| Data section |
** begin **

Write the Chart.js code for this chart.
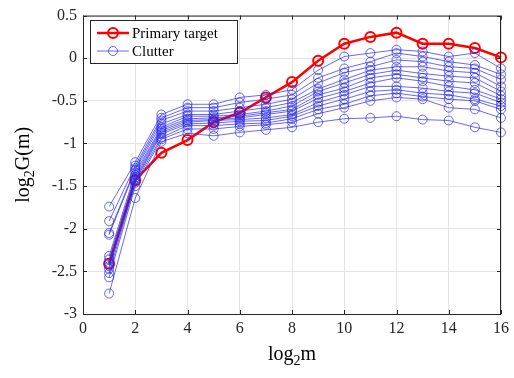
<!DOCTYPE html>
<html>
<head>
<meta charset="utf-8">
<script src="https://cdn.jsdelivr.net/npm/chart.js"></script>
<style>
  html, body { margin: 0; padding: 0; background: #ffffff; }
  #wrap { width: 514px; height: 378px; }
</style>
</head>
<body>
<div id="wrap"><canvas id="gainChart" width="514" height="378"></canvas></div>
<script>
// log2 m, one point per scale
let scales = [1, 2, 3, 4, 5, 6, 7, 8, 9, 10, 11, 12, 13, 14, 15, 16];

let primaryTarget = [-2.41, -1.43, -1.11, -0.96, -0.75, -0.64, -0.46, -0.28, -0.03, 0.17, 0.25, 0.30, 0.17, 0.17, 0.12, 0.01];

// clutter curves
let clutter0 = [-1.74, -1.22, -0.66, -0.54, -0.54, -0.46, -0.43, -0.37, -0.14, 0.02, 0.06, 0.10, 0.08, 0.02, 0.06, -0.12];
let clutter1 = [-1.91, -1.26, -0.70, -0.58, -0.58, -0.52, -0.48, -0.43, -0.23, -0.12, -0.04, 0.06, 0.02, -0.04, -0.08, -0.19];
let clutter2 = [-2.05, -1.29, -0.73, -0.62, -0.62, -0.58, -0.54, -0.48, -0.29, -0.17, -0.10, -0.02, -0.04, -0.10, -0.12, -0.25];
let clutter3 = [-2.07, -1.31, -0.77, -0.66, -0.66, -0.62, -0.58, -0.52, -0.36, -0.25, -0.14, -0.10, -0.10, -0.15, -0.17, -0.33];
let clutter4 = [-2.32, -1.34, -0.81, -0.68, -0.68, -0.66, -0.62, -0.56, -0.39, -0.29, -0.19, -0.14, -0.18, -0.21, -0.23, -0.39];
let clutter5 = [-2.36, -1.37, -0.83, -0.71, -0.70, -0.68, -0.64, -0.60, -0.43, -0.35, -0.23, -0.19, -0.23, -0.27, -0.29, -0.44];
let clutter6 = [-2.40, -1.40, -0.85, -0.73, -0.72, -0.70, -0.66, -0.62, -0.47, -0.39, -0.29, -0.23, -0.27, -0.33, -0.37, -0.48];
let clutter7 = [-2.44, -1.42, -0.87, -0.75, -0.73, -0.72, -0.70, -0.66, -0.52, -0.43, -0.33, -0.33, -0.35, -0.39, -0.41, -0.52];
let clutter8 = [-2.47, -1.44, -0.89, -0.77, -0.76, -0.74, -0.73, -0.68, -0.56, -0.48, -0.39, -0.37, -0.41, -0.43, -0.48, -0.56];
let clutter9 = [-2.52, -1.46, -0.93, -0.79, -0.79, -0.77, -0.76, -0.71, -0.60, -0.54, -0.44, -0.41, -0.45, -0.48, -0.50, -0.60];
let clutter10 = [-2.57, -1.50, -0.95, -0.83, -0.83, -0.80, -0.78, -0.75, -0.65, -0.58, -0.50, -0.46, -0.48, -0.58, -0.60, -0.70];
let clutter11 = [-2.76, -1.64, -0.98, -0.88, -0.91, -0.87, -0.84, -0.81, -0.75, -0.71, -0.70, -0.68, -0.72, -0.73, -0.81, -0.87];

let clutterCurves = [clutter0, clutter1, clutter2, clutter3, clutter4, clutter5,
  clutter6, clutter7, clutter8, clutter9, clutter10, clutter11];

let legendNames = ["Primary target", "Clutter"];

const RED = "#ff0000";
const BLUE = "rgba(40, 40, 235, 0.7)";
const SERIF = "'Liberation Serif', 'DejaVu Serif', serif";

function toPoints(values) {
  return values.map((v, i) => ({ x: scales[i], y: v }));
}

let datasets = [];
clutterCurves.forEach((curve) => {
  datasets.push({
    label: legendNames[1],
    data: toPoints(curve),
    borderColor: BLUE,
    backgroundColor: "rgba(0,0,0,0)",
    borderWidth: 1,
    pointRadius: 4.5,
    pointBorderWidth: 1,
    pointBorderColor: BLUE,
    pointBackgroundColor: "rgba(0,0,0,0)",
    clip: false,
    order: 1
  });
});
datasets.push({
  label: legendNames[0],
  data: toPoints(primaryTarget),
  borderColor: RED,
  backgroundColor: "rgba(0,0,0,0)",
  borderWidth: 2.5,
  pointRadius: 5,
  pointBorderWidth: 2,
  pointBorderColor: RED,
  pointBackgroundColor: "rgba(0,0,0,0)",
  clip: false,
  order: 2
});

// draw "log" + subscript "2" + rest, centred on (cx, cy)
function subLabel(ctx, rest, cx, cy, size) {
  let big = size + "px " + SERIF;
  let small = Math.round(size * 0.7) + "px " + SERIF;
  ctx.font = big;
  let w1 = ctx.measureText("log").width;
  let w3 = ctx.measureText(rest).width;
  ctx.font = small;
  let w2 = ctx.measureText("2").width;
  let x = cx - (w1 + w2 + w3) / 2;
  ctx.textBaseline = "middle";
  ctx.textAlign = "left";
  ctx.font = big;
  ctx.fillText("log", x, cy);
  ctx.font = small;
  ctx.fillText("2", x + w1, cy + size * 0.3);
  ctx.font = big;
  ctx.fillText(rest, x + w1 + w2, cy);
}

const decorations = {
  id: "decorations",
  afterDraw(chart) {
    let ctx = chart.ctx;
    let a = chart.chartArea;
    let xs = chart.scales.x;
    let ys = chart.scales.y;
    ctx.save();

    // box and inward ticks
    ctx.strokeStyle = "#262626";
    ctx.lineWidth = 1;
    ctx.strokeRect(a.left + 0.5, a.top + 0.5, a.right - a.left - 1, a.bottom - a.top);
    ctx.beginPath();
    xs.ticks.forEach((t) => {
      let px = Math.round(xs.getPixelForValue(t.value)) + 0.5;
      ctx.moveTo(px, a.bottom); ctx.lineTo(px, a.bottom - 4);
      ctx.moveTo(px, a.top); ctx.lineTo(px, a.top + 4);
    });
    ys.ticks.forEach((t) => {
      let py = Math.round(ys.getPixelForValue(t.value)) + 0.5;
      ctx.moveTo(a.left, py); ctx.lineTo(a.left + 4, py);
      ctx.moveTo(a.right, py); ctx.lineTo(a.right - 4, py);
    });
    ctx.stroke();

    // legend
    let lx = 90, ly = 20, lw = 147, lh = 43;
    ctx.fillStyle = "#ffffff";
    ctx.fillRect(lx, ly, lw, lh);
    ctx.strokeStyle = "#262626";
    ctx.strokeRect(lx + 0.5, ly + 0.5, lw, lh);
    let entries = [
      { name: legendNames[0], color: RED, lw: 2.5, r: 5, pw: 2, y: ly + 13 },
      { name: legendNames[1], color: BLUE, lw: 1, r: 4.5, pw: 1, y: ly + 31 }
    ];
    entries.forEach((e) => {
      ctx.strokeStyle = e.color;
      ctx.lineWidth = e.lw;
      ctx.beginPath();
      ctx.moveTo(97, e.y); ctx.lineTo(129, e.y);
      ctx.stroke();
      ctx.lineWidth = e.pw;
      ctx.beginPath();
      ctx.arc(113, e.y, e.r, 0, Math.PI * 2);
      ctx.stroke();
      ctx.fillStyle = "#000000";
      ctx.font = "15px " + SERIF;
      ctx.textAlign = "left";
      ctx.textBaseline = "middle";
      ctx.fillText(e.name, 132, e.y + 1);
    });

    // axis titles
    ctx.fillStyle = "#000000";
    subLabel(ctx, "m", (a.left + a.right) / 2, 355, 20);
    ctx.translate(24, (a.top + a.bottom) / 2);
    ctx.rotate(-Math.PI / 2);
    subLabel(ctx, "G(m)", 0, 0, 20);
    ctx.restore();
  }
};

new Chart(document.getElementById("gainChart"), {
  type: "line",
  data: { datasets: datasets },
  options: {
    responsive: false,
    animation: false,
    layout: { padding: { top: 12, right: 8, left: 0, bottom: 0 } },
    plugins: {
      legend: { display: false },
      tooltip: { enabled: false }
    },
    scales: {
      x: {
        type: "linear",
        min: 0,
        max: 16,
        ticks: {
          stepSize: 2,
          color: "#262626",
          font: { family: SERIF, size: 16 },
          padding: 5,
          maxRotation: 0
        },
        grid: { color: "#e3e3e3", drawTicks: false },
        border: { display: false },
        afterFit: (scale) => { scale.height = 64; }
      },
      y: {
        type: "linear",
        min: -3,
        max: 0.5,
        ticks: {
          stepSize: 0.5,
          color: "#262626",
          font: { family: SERIF, size: 16 },
          padding: 6,
          callback: (v) => String(Math.round(v * 10) / 10)
        },
        grid: { color: "#e3e3e3", drawTicks: false },
        border: { display: false },
        afterFit: (scale) => { scale.width = 83; }
      }
    }
  },
  plugins: [decorations]
});
</script>
</body>
</html>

** end **

| Work to complete |
Write out exactly the opening lines of the data, stopping after the line that holds "14, 15, 16];". Exclude pictures.

| Answer to the exercise |
Write the Chart.js code for this chart.
<!DOCTYPE html>
<html>
<head>
<meta charset="utf-8">
<script src="https://cdn.jsdelivr.net/npm/chart.js"></script>
<style>
  html, body { margin: 0; padding: 0; background: #ffffff; }
  #wrap { width: 514px; height: 378px; }
</style>
</head>
<body>
<div id="wrap"><canvas id="gainChart" width="514" height="378"></canvas></div>
<script>
// log2 m, one point per scale
let scales = [1, 2, 3, 4, 5, 6, 7, 8, 9, 10, 11, 12, 13, 14, 15, 16];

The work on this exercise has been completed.